- Born: July 2, 1827 Louisville, Kentucky, U.S.
- Died: April 8, 1902 (aged 74)
- Buried: Cave Hill Cemetery Louisville, Kentucky, U.S.
- Commands: 1st Kentucky Infantry Regiment
- Conflicts: American Civil War
- Relations: William Garnett Duncan (father)

= Blanton Duncan =

American army officer

Blanton Duncan (July 2, 1827 – April 8, 1902) was an American landholder, printer, political organizer, and Confederate Army officer.

Blanton was born in Louisville, Kentucky. His father was U.S. congressman Garnett Duncan who organized support for Charles O'Conor instead of Horace Greeley.

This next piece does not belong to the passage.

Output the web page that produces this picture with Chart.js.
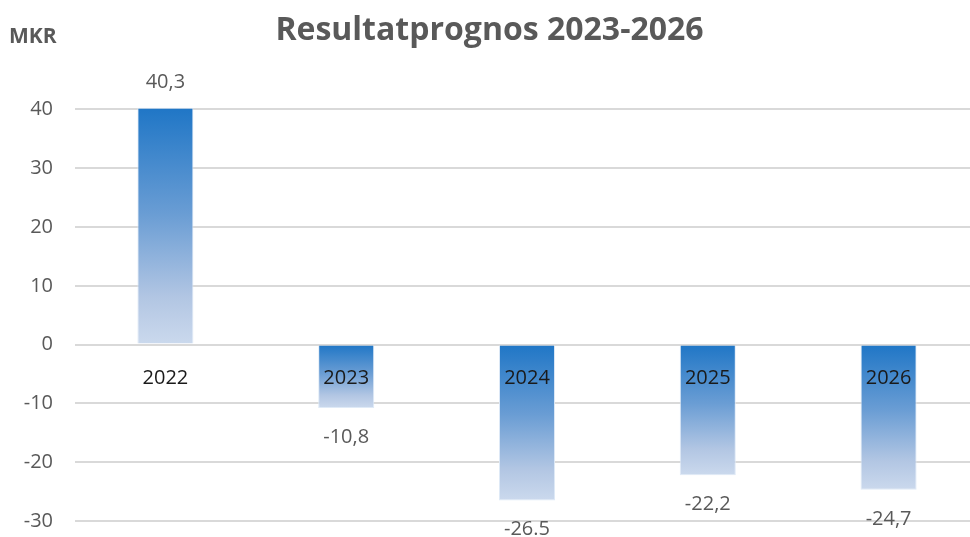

He was an officer in the 1st Kentucky Infantry Regiment. A wealthy heir, he equipped a regiment. According to a numismatic site he was relieved of command by soldiers serving under him and sued his daughter over items she inherited from her mother. He had a contract to print Confederate money but later had it revoked. The Metropolitan Museum of Art in New York City has a five dollar bill he printed.

After the war he spent some time in Europe. He moved to Texas and then California where he owned a ranch. The Manhattan Beach Historical Society wrote about his property and history in the area.

He had one daughter. He is buried at the Cave Hill Cemetery in Louisville. The University of West Virginia has a collection of some of his Civil War era letters.